Set problem:
Starting at the top of the listing, extract every line up to and including the one with "years = ['2021', '2022']". Pictures stay out of the copy.

"""

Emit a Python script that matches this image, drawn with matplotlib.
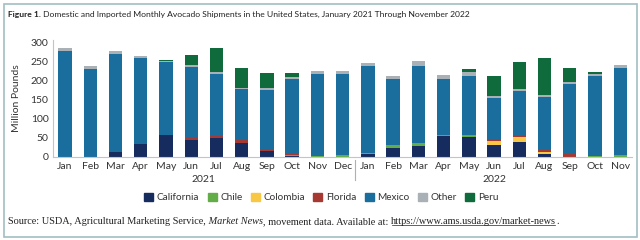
import matplotlib.pyplot as plt
import matplotlib.transforms as mtransforms
from matplotlib.patches import Rectangle, Patch
import numpy as np

months = ['Jan', 'Feb', 'Mar', 'Apr', 'May', 'Jun', 'Jul', 'Aug', 'Sep', 'Oct', 'Nov', 'Dec',
          'Jan', 'Feb', 'Mar', 'Apr', 'May', 'Jun', 'Jul', 'Aug', 'Sep', 'Oct', 'Nov']
years = ['2021', '2022']

# million pounds, Jan 2021 .. Nov 2022
california = [0, 0, 12, 34, 58, 45, 48, 37, 16, 1, 0, 0,
              7, 24, 29, 54, 52, 31, 38, 6, 0, 0, 0]
chile = [0, 0, 0, 0, 0, 0, 0, 0, 0, 3, 3, 4,
         2, 7, 8, 3, 5, 0, 0, 0, 0, 2, 5]
colombia = [0, 0, 0, 0, 0, 0, 2, 0, 0, 0, 0, 0,
            0, 0, 0, 0, 0, 10, 14, 7, 0, 0, 0]
florida = [0, 0, 0, 0, 0, 4, 5, 6, 5, 3, 0, 0,
           0, 0, 0, 0, 0, 5, 6, 4, 6, 3, 0]
mexico = [277, 229, 257, 225, 190, 187, 163, 134, 154, 197, 214, 212,
          228, 174, 201, 148, 155, 107, 115, 140, 186, 206, 229]
other = [8, 9, 9, 6, 4, 5, 5, 4, 4, 6, 7, 8,
         8, 8, 13, 10, 9, 5, 4, 4, 4, 5, 6]
peru = [0, 0, 0, 0, 3, 27, 61, 51, 41, 10, 0, 0,
        0, 0, 0, 0, 8, 55, 72, 97, 38, 5, 0]

series = [('California', california, '#162b5e'),
          ('Chile', chile, '#62ad48'),
          ('Colombia', colombia, '#f8c744'),
          ('Florida', florida, '#a63a33'),
          ('Mexico', mexico, '#1a6e9e'),
          ('Other', other, '#a9b1b6'),
          ('Peru', peru, '#0f6b3b')]

plt.rcParams['font.family'] = ['Lato', 'DejaVu Sans']

fig = plt.figure(figsize=(6.4, 2.4), dpi=100)
ax = fig.add_axes([0.0823, 0.347, 0.905, 0.486])

x = np.arange(len(months))
bottom = np.zeros(len(months))
for name, vals, col in series:
    ax.bar(x, vals, 0.53, bottom=bottom, color=col, linewidth=0)
    bottom += np.array(vals)

ax.set_xlim(-0.49, 22.46)
ax.set_ylim(0, 306)
ax.set_yticks([0, 50, 100, 150, 200, 250, 300])
ax.set_xticks(x)
ax.set_xticklabels(months)
ax.tick_params(axis='both', length=0, labelsize=7.5, colors='#333333')
ax.tick_params(axis='x', pad=4)
ax.tick_params(axis='y', pad=3)
for s in ['top', 'right']:
    ax.spines[s].set_visible(False)
for s in ['left', 'bottom']:
    ax.spines[s].set_color('#c4c4c4')
    ax.spines[s].set_linewidth(0.8)
ax.set_ylabel('Million Pounds', fontsize=7.5, color='#333333', labelpad=7)

trans = mtransforms.blended_transform_factory(ax.transData, ax.transAxes)
ax.text(5.5, -0.195, years[0], transform=trans, ha='center', va='center', fontsize=7.5, color='#333333')
ax.text(17, -0.195, years[1], transform=trans, ha='center', va='center', fontsize=7.5, color='#333333')
ax.plot([11.5, 11.5], [-0.03, -0.2], transform=trans, color='#b0b0b0', lw=0.8, clip_on=False)

handles = [Patch(color=col, label=name) for name, vals, col in series]
fig.legend(handles=handles, loc='center', bbox_to_anchor=(0.502, 1 - 197.5 / 240), ncol=7,
           frameon=False, fontsize=7.2, handlelength=0.9, handleheight=0.9,
           handletextpad=0.35, columnspacing=0.85, labelcolor='#333333')

# outer frame
fig.add_artist(Rectangle((3.5 / 640, 3.5 / 240), 633 / 640, 233 / 240, transform=fig.transFigure,
                         fill=False, edgecolor='#a3bfc2', lw=1.2))

# title with bold lead
t1 = fig.text(8 / 640, 1 - 14 / 240, 'Figure 1.', fontsize=6.1, fontweight='bold', va='center', color='#222222')
ax.annotate(' Domestic and Imported Monthly Avocado Shipments in the United States, January 2021 Through November 2022',
            xy=(1, 0), xycoords=t1, va='bottom', ha='left', fontsize=6.1, color='#222222', annotation_clip=False)

# source line in serif, with italic and underlined parts
serif = ['Liberation Serif', 'DejaVu Serif']
fs = 7.4
s1 = fig.text(8 / 640, 1 - 221.5 / 240, 'Source: USDA, Agricultural Marketing Service,', family=serif,
              fontsize=fs, va='center', color='#222222')
s2 = ax.annotate(' Market News', xy=(1, 0), xycoords=s1, va='bottom', ha='left', family=serif,
                 style='italic', fontsize=fs, color='#222222', annotation_clip=False)
s3 = ax.annotate(', movement data. Available at: ', xy=(1, 0), xycoords=s2, va='bottom', ha='left',
                 family=serif, fontsize=fs, color='#222222', annotation_clip=False)
s4 = ax.annotate('https://www.ams.usda.gov/market-news', xy=(1, 0), xycoords=s3, va='bottom', ha='left',
                 family=serif, fontsize=fs, color='#222222', annotation_clip=False)
ax.annotate('.', xy=(1, 0), xycoords=s4, va='bottom', ha='left', family=serif, fontsize=fs,
            color='#222222', annotation_clip=False)

fig.canvas.draw()
bb = s4.get_window_extent().transformed(fig.transFigure.inverted())
uy = bb.y0 + 0.14 * (bb.y1 - bb.y0)
fig.add_artist(plt.Line2D([bb.x0 + 0.001, bb.x1 - 0.002], [uy, uy], transform=fig.transFigure,
                          color='#222222', lw=0.5))

fig.savefig('out.png', dpi=100)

"""

Solution for this exercise:
Emit a Python script that matches this image, drawn with matplotlib.
import matplotlib.pyplot as plt
import matplotlib.transforms as mtransforms
from matplotlib.patches import Rectangle, Patch
import numpy as np

months = ['Jan', 'Feb', 'Mar', 'Apr', 'May', 'Jun', 'Jul', 'Aug', 'Sep', 'Oct', 'Nov', 'Dec',
          'Jan', 'Feb', 'Mar', 'Apr', 'May', 'Jun', 'Jul', 'Aug', 'Sep', 'Oct', 'Nov']
years = ['2021', '2022']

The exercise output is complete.